▶ _Stated exercise_
Repeat all of the material below exactly as written, images excluded.

####################

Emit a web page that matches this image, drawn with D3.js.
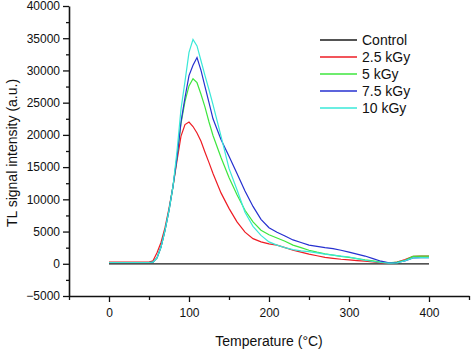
<!DOCTYPE html>
<html>
<head>
<meta charset="utf-8">
<script src="https://cdn.jsdelivr.net/npm/d3@7"></script>
<style>
	body { margin: 0; background: #fff; }
	svg text { font-family: "Liberation Sans", Arial, sans-serif; fill: #111; }
</style>
</head>
<body>
<svg id="chart" width="474" height="350"></svg>
<script>
// temperature grid (°C) shared by all curves
var temps = [0, 50, 55, 60, 65, 70, 75, 80, 85, 90, 95, 100, 105, 110, 115, 120, 125, 130,
	140, 150, 160, 170, 180, 190, 200, 210, 220, 230, 240, 250, 260, 270, 280, 290, 300,
	310, 320, 330, 340, 350, 360, 370, 380, 390, 400];

var control = [0, 0, 0, 0, 0, 0, 0, 0, 0, 0, 0, 0, 0, 0, 0, 0, 0, 0,
	0, 0, 0, 0, 0, 0, 0, 0, 0, 0, 0, 0, 0, 0, 0, 0, 0,
	0, 0, 0, 0, 0, 0, 0, 0, 0, 0];
var dose25 = [250, 250, 450, 1700, 3300, 5600, 8600, 12000, 16000, 19800, 21600, 22000, 21300, 20300, 19000, 17300, 15700, 14000,
	11000, 8600, 6500, 4900, 3900, 3400, 3100, 2900, 2500, 2100, 1800, 1500, 1250, 1000, 850, 700, 600,
	500, 400, 300, 150, 80, 250, 650, 1150, 1200, 1200];
var dose5 = [200, 200, 250, 900, 2600, 5200, 8300, 12000, 16500, 21800, 25200, 27600, 28700, 28100, 26300, 24300, 22000, 19900,
	16500, 13400, 10700, 8300, 6500, 5200, 4500, 4000, 3500, 2900, 2500, 2100, 1800, 1550, 1350, 1150, 1000,
	800, 600, 450, 250, 150, 250, 550, 1150, 1200, 1200];
var dose75 = [200, 200, 250, 900, 2600, 5200, 8300, 12000, 16500, 22000, 25800, 29200, 30800, 32000, 30000, 27500, 25000, 22500,
	19300, 16700, 14000, 11300, 8900, 6900, 5600, 4900, 4300, 3700, 3300, 2900, 2700, 2500, 2350, 2100, 1800,
	1500, 1200, 800, 400, 150, 200, 450, 900, 950, 950];
var dose10 = [200, 200, 250, 900, 2600, 5200, 8300, 12000, 17500, 24000, 28300, 32800, 34800, 33800, 31500, 29200, 27000, 24700,
	19800, 14800, 11500, 8000, 5800, 4400, 3400, 2900, 2500, 2200, 2000, 1900, 1700, 1500, 1350, 1200, 1050,
	800, 550, 350, 200, 100, 150, 500, 900, 950, 950];

var seriesNames = ["Control", "2.5 kGy", "5 kGy", "7.5 kGy", "10 kGy"];
var seriesValues = [control, dose25, dose5, dose75, dose10];
var seriesColors = ["#1a1a1a", "#ee1c24", "#3ee63e", "#2630d0", "#3ae8d8"];

var xTicks = [0, 100, 200, 300, 400];
var xMinor = [-50, 50, 150, 250, 350, 450];
var yTicks = [-5000, 0, 5000, 10000, 15000, 20000, 25000, 30000, 35000, 40000];
var yMinor = [-2500, 2500, 7500, 12500, 17500, 22500, 27500, 32500, 37500];

var svg = d3.select("#chart");

var x = d3.scaleLinear().domain([-50, 450]).range([69, 469]);
var y = d3.scaleLinear().domain([-5000, 40000]).range([296, 6]);

// minor ticks first, then the labelled axes on top
svg.append("g")
	.attr("transform", "translate(0,296)")
	.call(d3.axisBottom(x).tickValues(xMinor).tickSize(4).tickFormat(""))
	.call(function(g){ g.select(".domain").remove(); });
svg.append("g")
	.attr("transform", "translate(69,0)")
	.call(d3.axisLeft(y).tickValues(yMinor).tickSize(3).tickFormat(""))
	.call(function(g){ g.select(".domain").remove(); });

var gx = svg.append("g")
	.attr("transform", "translate(0,296)")
	.call(d3.axisBottom(x).tickValues(xTicks).tickSize(6).tickSizeOuter(0).tickPadding(6));
var gy = svg.append("g")
	.attr("transform", "translate(69,0)")
	.call(d3.axisLeft(y).tickValues(yTicks).tickSize(6).tickSizeOuter(0).tickPadding(3).tickFormat(d3.format("d")));

svg.selectAll(".tick line").attr("stroke", "#111").attr("stroke-width", 1.3);
svg.selectAll(".domain").attr("stroke", "#111").attr("stroke-width", 1.6);
svg.selectAll(".tick text").style("font-size", "12px").attr("fill", "#111");

// curves
var line = d3.line()
	.x(function(d, i){ return x(temps[i]); })
	.y(function(d){ return y(d); });

svg.append("g").selectAll("path.curve")
	.data(seriesValues)
	.enter().append("path")
		.attr("class", "curve")
		.attr("fill", "none")
		.attr("stroke", function(d, i){ return seriesColors[i]; })
		.attr("stroke-width", 1.2)
		.attr("d", line);

// legend
var legend = svg.append("g").selectAll("g.leg")
	.data(seriesNames)
	.enter().append("g")
		.attr("class", "leg")
		.attr("transform", function(d, i){ return "translate(320," + (40 + i * 17) + ")"; });
legend.append("line")
	.attr("x1", 0).attr("x2", 37)
	.attr("stroke", function(d, i){ return seriesColors[i]; })
	.attr("stroke-width", 1.5);
legend.append("text")
	.attr("x", 42).attr("y", 5)
	.style("font-size", "14px")
	.text(function(d){ return d; });

// axis titles
svg.append("text")
	.attr("x", 269).attr("y", 346)
	.attr("text-anchor", "middle")
	.style("font-size", "14px")
	.text("Temperature (°C)");
svg.append("text")
	.attr("transform", "translate(17,153) rotate(-90)")
	.attr("text-anchor", "middle")
	.style("font-size", "14px")
	.text("TL signal intensity (a.u.)");
</script>
</body>
</html>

####################

▶ _Exercise output_
Emit a web page that matches this image, drawn with D3.js.
<!DOCTYPE html>
<html>
<head>
<meta charset="utf-8">
<script src="https://cdn.jsdelivr.net/npm/d3@7"></script>
<style>
	body { margin: 0; background: #fff; }
	svg text { font-family: "Liberation Sans", Arial, sans-serif; fill: #111; }
</style>
</head>
<body>
<svg id="chart" width="474" height="350"></svg>
<script>
// temperature grid (°C) shared by all curves
var temps = [0, 50, 55, 60, 65, 70, 75, 80, 85, 90, 95, 100, 105, 110, 115, 120, 125, 130,
	140, 150, 160, 170, 180, 190, 200, 210, 220, 230, 240, 250, 260, 270, 280, 290, 300,
	310, 320, 330, 340, 350, 360, 370, 380, 390, 400];

var control = [0, 0, 0, 0, 0, 0, 0, 0, 0, 0, 0, 0, 0, 0, 0, 0, 0, 0,
	0, 0, 0, 0, 0, 0, 0, 0, 0, 0, 0, 0, 0, 0, 0, 0, 0,
	0, 0, 0, 0, 0, 0, 0, 0, 0, 0];
var dose25 = [250, 250, 450, 1700, 3300, 5600, 8600, 12000, 16000, 19800, 21600, 22000, 21300, 20300, 19000, 17300, 15700, 14000,
	11000, 8600, 6500, 4900, 3900, 3400, 3100, 2900, 2500, 2100, 1800, 1500, 1250, 1000, 850, 700, 600,
	500, 400, 300, 150, 80, 250, 650, 1150, 1200, 1200];
var dose5 = [200, 200, 250, 900, 2600, 5200, 8300, 12000, 16500, 21800, 25200, 27600, 28700, 28100, 26300, 24300, 22000, 19900,
	16500, 13400, 10700, 8300, 6500, 5200, 4500, 4000, 3500, 2900, 2500, 2100, 1800, 1550, 1350, 1150, 1000,
	800, 600, 450, 250, 150, 250, 550, 1150, 1200, 1200];
var dose75 = [200, 200, 250, 900, 2600, 5200, 8300, 12000, 16500, 22000, 25800, 29200, 30800, 32000, 30000, 27500, 25000, 22500,
	19300, 16700, 14000, 11300, 8900, 6900, 5600, 4900, 4300, 3700, 3300, 2900, 2700, 2500, 2350, 2100, 1800,
	1500, 1200, 800, 400, 150, 200, 450, 900, 950, 950];
var dose10 = [200, 200, 250, 900, 2600, 5200, 8300, 12000, 17500, 24000, 28300, 32800, 34800, 33800, 31500, 29200, 27000, 24700,
	19800, 14800, 11500, 8000, 5800, 4400, 3400, 2900, 2500, 2200, 2000, 1900, 1700, 1500, 1350, 1200, 1050,
	800, 550, 350, 200, 100, 150, 500, 900, 950, 950];

var seriesNames = ["Control", "2.5 kGy", "5 kGy", "7.5 kGy", "10 kGy"];
var seriesValues = [control, dose25, dose5, dose75, dose10];
var seriesColors = ["#1a1a1a", "#ee1c24", "#3ee63e", "#2630d0", "#3ae8d8"];

var xTicks = [0, 100, 200, 300, 400];
var xMinor = [-50, 50, 150, 250, 350, 450];
var yTicks = [-5000, 0, 5000, 10000, 15000, 20000, 25000, 30000, 35000, 40000];
var yMinor = [-2500, 2500, 7500, 12500, 17500, 22500, 27500, 32500, 37500];

var svg = d3.select("#chart");

var x = d3.scaleLinear().domain([-50, 450]).range([69, 469]);
var y = d3.scaleLinear().domain([-5000, 40000]).range([296, 6]);

// minor ticks first, then the labelled axes on top
svg.append("g")
	.attr("transform", "translate(0,296)")
	.call(d3.axisBottom(x).tickValues(xMinor).tickSize(4).tickFormat(""))
	.call(function(g){ g.select(".domain").remove(); });
svg.append("g")
	.attr("transform", "translate(69,0)")
	.call(d3.axisLeft(y).tickValues(yMinor).tickSize(3).tickFormat(""))
	.call(function(g){ g.select(".domain").remove(); });

var gx = svg.append("g")
	.attr("transform", "translate(0,296)")
	.call(d3.axisBottom(x).tickValues(xTicks).tickSize(6).tickSizeOuter(0).tickPadding(6));
var gy = svg.append("g")
	.attr("transform", "translate(69,0)")
	.call(d3.axisLeft(y).tickValues(yTicks).tickSize(6).tickSizeOuter(0).tickPadding(3).tickFormat(d3.format("d")));

svg.selectAll(".tick line").attr("stroke", "#111").attr("stroke-width", 1.3);
svg.selectAll(".domain").attr("stroke", "#111").attr("stroke-width", 1.6);
svg.selectAll(".tick text").style("font-size", "12px").attr("fill", "#111");

// curves
var line = d3.line()
	.x(function(d, i){ return x(temps[i]); })
	.y(function(d){ return y(d); });

svg.append("g").selectAll("path.curve")
	.data(seriesValues)
	.enter().append("path")
		.attr("class", "curve")
		.attr("fill", "none")
		.attr("stroke", function(d, i){ return seriesColors[i]; })
		.attr("stroke-width", 1.2)
		.attr("d", line);

// legend
var legend = svg.append("g").selectAll("g.leg")
	.data(seriesNames)
	.enter().append("g")
		.attr("class", "leg")
		.attr("transform", function(d, i){ return "translate(320," + (40 + i * 17) + ")"; });
legend.append("line")
	.attr("x1", 0).attr("x2", 37)
	.attr("stroke", function(d, i){ return seriesColors[i]; })
	.attr("stroke-width", 1.5);
legend.append("text")
	.attr("x", 42).attr("y", 5)
	.style("font-size", "14px")
	.text(function(d){ return d; });

// axis titles
svg.append("text")
	.attr("x", 269).attr("y", 346)
	.attr("text-anchor", "middle")
	.style("font-size", "14px")
	.text("Temperature (°C)");
svg.append("text")
	.attr("transform", "translate(17,153) rotate(-90)")
	.attr("text-anchor", "middle")
	.style("font-size", "14px")
	.text("TL signal intensity (a.u.)");
</script>
</body>
</html>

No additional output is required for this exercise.